"I've got to find that fire that defined me once so well." -GOOD RIDDANCE

Tuesday, November 18, 2008

post 1 of 2-i hesitate to even share this...

This a letter one of the students at OC sent to the editor of the schools newspaper...

Letter to the Editor
By Special to Opinions

By: Drew Sandlin

I recently received an email asking me to fill out a survey evaluating the campus recycling program. I generally discard emails of this nature, and as I was doing so a thought occurred to me: “Why are we so concerned about recycling or how green our campus is?”

Over the past few weeks, there’s been some hubbub over how environmentally friendly our campus is, and how much energy each student here uses. To be quite honest, I find it a bit disturbing.

I don’t know if we’ve thought about consulting God’s word on this subject, but it has some interesting things to say about our relationship with the earth. Since God created it, it’s only fair to see what he planned for us to do with it.

In Genesis chapter 1:26, God clearly puts man in charge of the earth: “…and let them rule over the fish of the sea and the birds of the air, over the livestock, over all the earth.”

If God gave us rule over the earth, there is absolutely no need to “save” anything.

I find this whole “Green” movement dangerously secular in nature. Romans 1:25 reads: “They exchanged the truth of God for a lie, and worshiped and served created things rather than the Creator.”

I wonder how many students at Oklahoma Christian University feel a greater obligation to the doctrine of “recycling” or “save the earth” than they do to the doctrine of baptism? I hope that they are few and far between.

The fact of the matter is this, and this simply: this earth is just a temporary house that we humans will live in for a little while until God burns it all up. There is no point in trying to save it.

I realize that all of this is terribly politically incorrect.
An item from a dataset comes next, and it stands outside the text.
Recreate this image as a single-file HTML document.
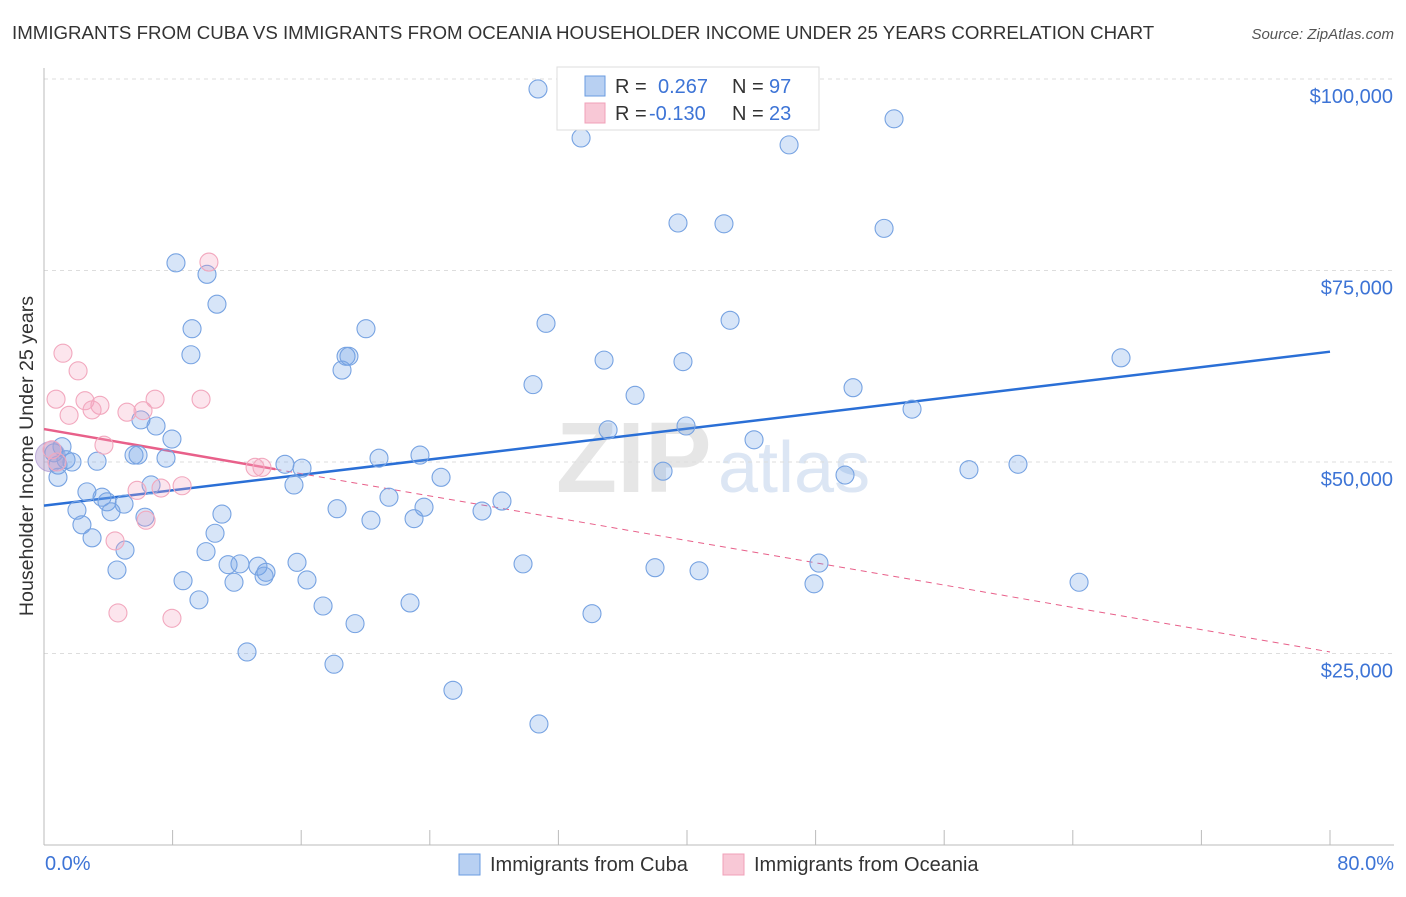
<!DOCTYPE html>
<html><head><meta charset="utf-8">
<style>
body{margin:0;background:#fff;font-family:"Liberation Sans",sans-serif;}
svg text{font-family:"Liberation Sans",sans-serif;}
</style></head>
<body>
<svg id="chart" width="1406" height="892" xmlns="http://www.w3.org/2000/svg">
<text x="12" y="39" font-size="18.7" fill="#333">IMMIGRANTS FROM CUBA VS IMMIGRANTS FROM OCEANIA HOUSEHOLDER INCOME UNDER 25 YEARS CORRELATION CHART</text>
<text x="1394" y="39" font-size="15" fill="#555" font-style="italic" text-anchor="end">Source: ZipAtlas.com</text>
<text x="556" y="492" font-size="100" fill="#e6e6e6" font-family="Liberation Serif" font-weight="bold">ZIP</text>
<text x="718" y="492" font-size="72" fill="#dce6f4">atlas</text>
<g id="grid"></g>
<g id="axes"></g>
<g id="trends"></g>
<g id="points"></g>
<text transform="translate(33,456) rotate(-90)" font-size="19.6" fill="#333" text-anchor="middle">Householder Income Under 25 years</text>
<g>
<rect x="557" y="67" width="262" height="63" fill="#fff" stroke="#ddd"/>
<rect x="585" y="76" width="20" height="20" fill="#b8d0f2" stroke="#6a9be0"/>
<rect x="585" y="103" width="20" height="20" fill="#f8c8d6" stroke="#f0a0b8"/>
<text x="615" y="93" font-size="20" fill="#333">R = </text><text x="658" y="93" font-size="20" fill="#3d74d6">0.267</text>
<text x="732" y="93" font-size="20" fill="#333">N = </text><text x="769" y="93" font-size="20" fill="#3d74d6">97</text>
<text x="615" y="120" font-size="20" fill="#333">R = </text><text x="649" y="120" font-size="20" fill="#3d74d6">-0.130</text>
<text x="732" y="120" font-size="20" fill="#333">N = </text><text x="769" y="120" font-size="20" fill="#3d74d6">23</text>
</g>
<g>
<rect x="459" y="854" width="21" height="21" fill="#b8d0f2" stroke="#6a9be0"/>
<text x="490" y="871" font-size="20" fill="#333">Immigrants from Cuba</text>
<rect x="723" y="854" width="21" height="21" fill="#f8c8d6" stroke="#f0a0b8"/>
<text x="754" y="871" font-size="20" fill="#333">Immigrants from Oceania</text>
</g>
</svg>
<script>
const xTickLabels=["0.0%","80.0%"];
const yTicks=[25000,50000,75000,100000];
const yTickLabels=["$25,000","$50,000","$75,000","$100,000"];
const cubaX=[30.73,33.41,46.35,52.88,39.44,42.30,52.26,8.21,10.14,10.76,9.21,20.03,31.23,42.68,9.14,18.79,18.97,18.54,34.84,39.75,67.0,30.42,36.77,50.33,54.0,6.03,6.97,7.96,35.09,39.94,44.17,1.12,0.62,5.60,5.85,7.59,3.30,1.74,1.37,0.87,20.84,23.39,14.99,16.05,38.51,49.83,57.54,60.59,0.87,24.70,15.55,6.66,2.67,3.61,3.92,4.98,21.46,28.49,2.05,4.17,11.07,18.23,23.64,27.25,6.28,20.34,23.02,2.36,10.64,2.99,5.04,10.08,15.74,11.45,12.19,13.31,13.81,13.69,29.80,38.01,40.75,48.21,4.54,8.65,11.82,16.36,47.90,64.39,9.64,17.36,22.77,34.09,19.35,12.63,18.04,25.44,30.79];
const cubaY=[98.7,92.3,91.4,94.8,81.2,81.1,80.5,76.0,74.5,70.6,67.4,67.4,68.1,68.5,64.0,63.8,63.8,62.0,63.3,63.1,63.6,60.1,58.7,59.7,56.9,55.5,54.7,53.0,54.2,54.7,52.9,52.0,51.2,50.9,50.9,50.5,50.1,50.0,50.3,49.6,50.5,50.9,49.7,49.2,48.8,48.3,49.0,49.7,48.0,48.0,47.0,47.0,46.1,45.4,44.8,44.5,45.4,44.9,43.7,43.5,43.2,43.9,44.1,43.6,42.8,42.4,42.6,41.8,40.7,40.1,38.5,38.3,36.9,36.6,36.7,36.4,35.6,35.1,36.7,36.2,35.8,36.8,35.9,34.5,34.3,34.6,34.1,34.3,32.0,31.2,31.6,30.2,28.9,25.2,23.6,20.2,15.8];
const oceX=[10.26,1.18,2.12,0.75,2.55,3.48,1.56,2.99,5.16,6.16,6.91,9.77,3.73,0.50,0.81,13.13,13.56,5.79,7.28,8.59,6.35,4.42,4.60,7.96];
const oceY=[76.1,64.2,61.9,58.2,58.0,57.4,56.1,56.8,56.5,56.7,58.2,58.2,52.2,51.6,50.0,49.3,49.3,46.3,46.6,46.9,42.4,39.7,30.3,29.6];
const cubaTrend=[44.3,64.4];
const oceTrend=[54.3,25.2];
const oceSolidEnd=14.4;

const NS="http://www.w3.org/2000/svg";
const X=v=>44+v/80*1286;
const Y=v=>845-v/100*766;
function mk(tag,attrs,parent){const e=document.createElementNS(NS,tag);for(const k in attrs)e.setAttribute(k,attrs[k]);document.getElementById(parent).appendChild(e);return e;}

yTicks.forEach((t,i)=>{
 const g=mk('line',{x1:44,x2:1394,y1:Y(t/1000),y2:Y(t/1000),stroke:'#ddd','stroke-dasharray':'4,4'},'grid');
 
 
 const l=mk('text',{x:1393,y:Y(t/1000)+24,'font-size':20,fill:'#3d74d6','text-anchor':'end'},'grid');
 l.textContent=yTickLabels[i];
 
 
});
const ax=mk('line',{x1:44,x2:44,y1:68,y2:845,stroke:'#bbb'},'axes');


const bx=mk('line',{x1:44,x2:1394,y1:845,y2:845,stroke:'#bbb'},'axes');


for(let i=0;i<=10;i++){
 const t=mk('line',{x1:X(i*8),x2:X(i*8),y1:830,y2:845,stroke:'#bbb'},'axes');
 
 
}
[[0,'start',45],[80,'end',1394]].forEach((p,i)=>{
 const t=mk('text',{x:p[2],y:870,'font-size':20,fill:'#3d74d6','text-anchor':p[1]},'axes');
 t.textContent=xTickLabels[i];
 
 
});

const big=mk('circle',{cx:X(0.4),cy:Y(50.7),r:15,fill:'rgba(150,120,190,0.35)',stroke:'rgba(150,120,200,0.5)'},'points');


cubaX.forEach((v,i)=>{
 const c=mk('circle',{cx:X(v),cy:Y(cubaY[i]),r:9,fill:'rgba(110,160,230,0.28)',stroke:'#77a3e2','stroke-width':1.1},'points');
 
 
});
oceX.forEach((v,i)=>{
 const c=mk('circle',{cx:X(v),cy:Y(oceY[i]),r:9,fill:'rgba(245,160,190,0.28)',stroke:'#f2a8be','stroke-width':1.1},'points');
 
 
});
const tb=mk('line',{x1:X(0),y1:Y(cubaTrend[0]),x2:X(80),y2:Y(cubaTrend[1]),stroke:'#2a6fd6','stroke-width':2.5},'trends');


const oy=x=>oceTrend[0]+(oceTrend[1]-oceTrend[0])*x/80;
const tp=mk('line',{x1:X(0),y1:Y(oy(0)),x2:X(oceSolidEnd),y2:Y(oy(oceSolidEnd)),stroke:'#e8608a','stroke-width':2.5},'trends');


const td=mk('line',{x1:X(oceSolidEnd),y1:Y(oy(oceSolidEnd)),x2:X(80),y2:Y(oy(80)),stroke:'#e8608a','stroke-width':1,'stroke-dasharray':'6,5'},'trends');


</script>
</body></html>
To be fair, recycling, if it is cost effective and done to keep our campus clean or to make a few dollars here and there for a good cause, is not a bad thing.

I’m not trying to say that it’s okay to litter, and that picking up trash on the ground is a sin. It becomes a bad thing when we let it eclipse the real work that God has put us here to do.

We need to stop trying to “save the planet” and start worshipping the God that created it. Can you imagine how much more effective we as Christians could be if we stopped wasting our time trying to be “green” and started doing some real work for God?

Why not take the resources that are being used to see how “green” our campus is through surveys and polls and allocate them for the Wishing Well program? I can think of many other ways to use our time and resources in a better fashion.

I hope that we haven’t forgotten what our real purpose here on earth is. It’s not making sure that there isn’t a pop can lying on the ground around the corner. And it’s most certainly not the saving of trees; it’s the saving of souls.

We need to get out there and do some purposeful work in this life; something that we can be proud of when we stand before God on Judgment Day.

God cares more about the lost than he does about the 2% rise in carbon emissions last year.
Let us never forget that. I hope that we will never, ever be found guilty of exchanging the truth of God for a lie.

5 Comments:

  • At 10:51 PM , Blogger Nic said...

    OCU! Everyone I know that went there/ is going there pollute so much. I know for a fact that Tyler Butel is especially careless.

     
  • At 10:56 PM , Blogger xblairx said...

    worst of the worst...except maybe lucas.

     
  • At 7:44 AM , Blogger jerms said...

    I think dave wrote that under a pseudonym

     
  • At 7:45 AM , Blogger jerms said...

    This comment has been removed by the author.

     
  • At 12:25 PM , Blogger xblairx said...

    sounds like something dave would write.